- Theatrical release poster
- Directed by: Peter Rodger
- Written by: Peter Rodger
- Produced by: Peter Rodger
- Starring: Peter Rodger Ringo Starr Hugh Jackman David Copperfield Seal Bob Geldof Baz Luhrmann Jack Thompson Princess Michael of Kent Lawrence Blair
- Cinematography: Peter Rodger
- Edited by: John Hoyt
- Music by: Alexander Bubenheim
- Production companies: Rodger Pictures Syzygy Productions
- Distributed by: Vision Films
- Release dates: October 16, 2009 (Warsaw Film Festival); November 13, 2009 (United States);
- Running time: 93 minutes
- Country: United States
- Language: English
- Budget: $1 million
- Box office: $38,244

= Oh My God (2009 film) =

Oh My God (later retitled God: The Almighty Question) is a 2009 documentary film by commercial director Peter Rodger. The filmmaker asked people across the world the question "What is God?" Notable figures interviewed include Ringo Starr, Hugh Jackman, David Copperfield, Seal, Bob Geldof, Baz Luhrmann, Jack Thompson, Princess Michael of Kent, and Lawrence Blair.
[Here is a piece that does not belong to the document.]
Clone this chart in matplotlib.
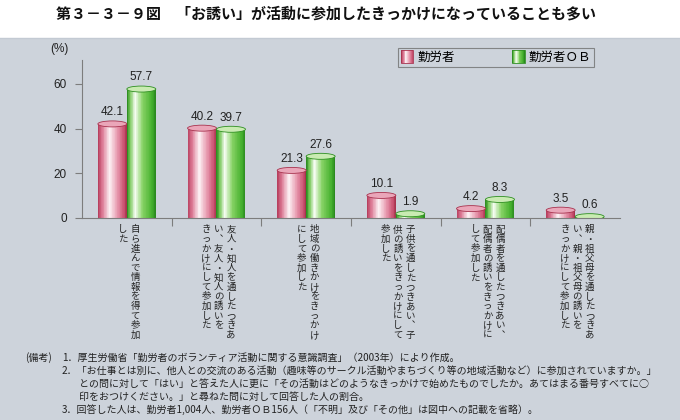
import matplotlib

matplotlib.use("Agg")
import numpy as np
from matplotlib import pyplot as plt
from matplotlib.colors import LinearSegmentedColormap
from matplotlib.legend_handler import HandlerBase
from matplotlib.patches import Ellipse, Rectangle

plt.rcParams["font.family"] = ["Noto Sans CJK JP", "DejaVu Sans"]

# data
categories = [
    ["自ら進んで情報を得て参加", "した"],
    ["友人・知人を通したつきあ", "い︑友人・知人の誘いを", "きっかけにして参加した"],
    ["地域の働きかけをきっかけ", "にして参加した"],
    ["子供を通したつきあい︑子", "供の誘いをきっかけにして", "参加した"],
    ["配偶者を通したつきあい︑", "配偶者の誘いをきっかけに", "して参加した"],
    ["親・祖父母を通したつきあ", "い︑親・祖父母の誘いを", "きっかけにして参加した"],
]
workers = [42.1, 40.2, 21.3, 10.1, 4.2, 3.5]
workers_ob = [57.7, 39.7, 27.6, 1.9, 8.3, 0.6]
series_names = ["勤労者", "勤労者ＯＢ"]
yticks = [0, 20, 40, 60]

title = "第３－３－９図　「お誘い」が活動に参加したきっかけになっていることも多い"
notes = [
    (62, "1．厚生労働省「勤労者のボランティア活動に関する意識調査」（2003年）により作成。"),
    (62, "2．「お仕事とは別に、他人との交流のある活動（趣味等のサークル活動やまちづくり等の地域活動など）に参加されていますか。」"),
    (79, "との問に対して「はい」と答えた人に更に「その活動はどのようなきっかけで始めたものでしたか。あてはまる番号すべてに○"),
    (79, "印をおつけください。」と尋ねた問に対して回答した人の割合。"),
    (62, "3．回答した人は、勤労者1,004人、勤労者ＯＢ156人（「不明」及び「その他」は図中への記載を省略）。"),
]

panel = "#cdd3db"
pink = LinearSegmentedColormap.from_list(
    "pink", [(0, "#b8405f"), (0.15, "#dc7a95"), (0.4, "#fdf2f5"), (0.7, "#e592a9"), (0.92, "#c9506f"), (1, "#a8334f")]
)
green = LinearSegmentedColormap.from_list(
    "green", [(0, "#2f8f22"), (0.1, "#78c85a"), (0.28, "#f6fcf2"), (0.55, "#86d264"), (0.88, "#45b02e"), (1, "#2b8a1f")]
)
tops = [("#eaa6b9", "#a8334f"), ("#c9ebb2", "#2f8f22")]


class Cyl:
    def __init__(self, cmap, edge):
        self.cmap = cmap
        self.edge = edge


class CylHandler(HandlerBase):
    def create_artists(self, legend, orig, xdescent, ydescent, width, height, fontsize, trans):
        n = 14
        w = width
        arts = []
        for j in range(n):
            arts.append(Rectangle((-xdescent + j * w / n, -ydescent - 0.1 * height), w / n, 1.2 * height,
                                  facecolor=orig.cmap(j / (n - 1)), edgecolor="none", transform=trans))
        arts.append(Rectangle((-xdescent, -ydescent - 0.1 * height), w, 1.2 * height, fill=False,
                              edgecolor=orig.edge, lw=0.6, transform=trans))
        return arts


fig = plt.figure(figsize=(6.8, 4.2), dpi=100)
fig.patch.set_facecolor("white")
fig.patches.append(Rectangle((0, 0), 1, 381 / 420, transform=fig.transFigure, facecolor=panel,
                             edgecolor="none", zorder=-10))
fig.lines.append(plt.Line2D([0, 1], [382 / 420, 382 / 420], transform=fig.transFigure, color="#c3cad3", lw=1))

ax = fig.add_axes([82 / 680, 202 / 420, 538 / 680, 158 / 420])
ax.set_facecolor("none")
ymax = 70.7
ax.set_xlim(-0.5, 5.5)
ax.set_ylim(0, ymax)

x = np.arange(len(categories))
bw = 0.323
ell_h = 6 * ymax / 158
nstrip = 40
for k, (vals, cmap) in enumerate([(workers, pink), (workers_ob, green)]):
    xc = x + (k - 0.5) * bw
    for j in range(nstrip):
        ax.bar(xc - bw / 2 + (j + 0.5) * bw / nstrip, vals, width=bw / nstrip * 1.02,
               color=cmap(j / (nstrip - 1)), linewidth=0, zorder=2)
    for xi, v in zip(xc, vals):
        ax.add_patch(Ellipse((xi, v), bw, ell_h, facecolor=tops[k][0], edgecolor=tops[k][1], lw=0.6, zorder=3))
        ax.annotate(f"{v}", (xi, v), xytext=(0, 4), textcoords="offset points", ha="center", va="bottom",
                    fontsize=8.5, family=["Liberation Sans"], color="#222222")

for s in ["top", "right"]:
    ax.spines[s].set_visible(False)
for s in ["left", "bottom"]:
    ax.spines[s].set_color("#7d7d7d")
    ax.spines[s].set_linewidth(0.8)
    ax.spines[s].set_zorder(4)

ax.set_yticks(yticks)
ax.set_yticklabels([str(t) for t in yticks], family=["Liberation Sans"], fontsize=8.5, color="#222222")
ax.tick_params(axis="y", length=5, width=0.8, color="#7d7d7d", pad=6)
ax.set_xticks(np.arange(0.5, 5, 1))
ax.set_xticklabels([])
ax.tick_params(axis="x", length=6, width=0.8, color="#7d7d7d", direction="out")
ax.text(-0.025, 1.03, "(%)", transform=ax.transAxes, ha="right", va="bottom", fontsize=8.5,
        family=["Liberation Sans"], color="#222222")

# vertical category labels, columns right to left
col_pitch = 9.0
char_pitch = 6.9
for i, cols in enumerate(categories):
    n = len(cols)
    for c, col in enumerate(cols):
        dx = 1.5 + (n - 1) / 2 * col_pitch - c * col_pitch
        for r, ch in enumerate(col):
            ax.annotate(ch, (i, 0), xycoords=ax.get_xaxis_transform(), xytext=(dx, -8.6 - r * char_pitch),
                        textcoords="offset points", ha="center", va="center", fontsize=6.8, color="#222222")

leg = ax.legend([Cyl(pink, "#a8334f"), Cyl(green, "#2f8f22")], series_names,
                handler_map={Cyl: CylHandler()}, loc="center", ncol=2,
                bbox_to_anchor=(0.587, 0.956, 0.365, 0.12), mode="expand", fancybox=False,
                handlelength=1.0, handleheight=1.0, handletextpad=0.3, columnspacing=2.5,
                fontsize=9, borderaxespad=0, borderpad=0.25)
leg.get_frame().set_facecolor(panel)
leg.get_frame().set_edgecolor("#707070")
leg.get_frame().set_linewidth(0.8)

fig.text(0.48, 1 - 14 / 420, title, ha="center", va="center", fontsize=10.8, fontweight="bold", color="#111111")

# footnotes
fig.text(25 / 680, 1 - 358 / 420, "(備考)", ha="left", va="center", fontsize=7.2, color="#222222")
for k, (xp, line) in enumerate(notes):
    yp = 358 + k * 13.0
    fig.text(xp / 680, 1 - yp / 420, line, ha="left", va="center", fontsize=7.2, color="#222222")

fig.savefig("out.png", dpi=100, facecolor=fig.get_facecolor())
The film contains production credit from Rodger's future wife, Soumaya Akaaboune, as well as a special thanks credit to Rodger's son, Elliot.

==Controversy==
The film is mentioned in the manifesto of Elliot Rodger, the perpetrator of the 2014 Isla Vista killings and son of the film's director, on how his father said he would become rich from the film, but only sent him into bankruptcy.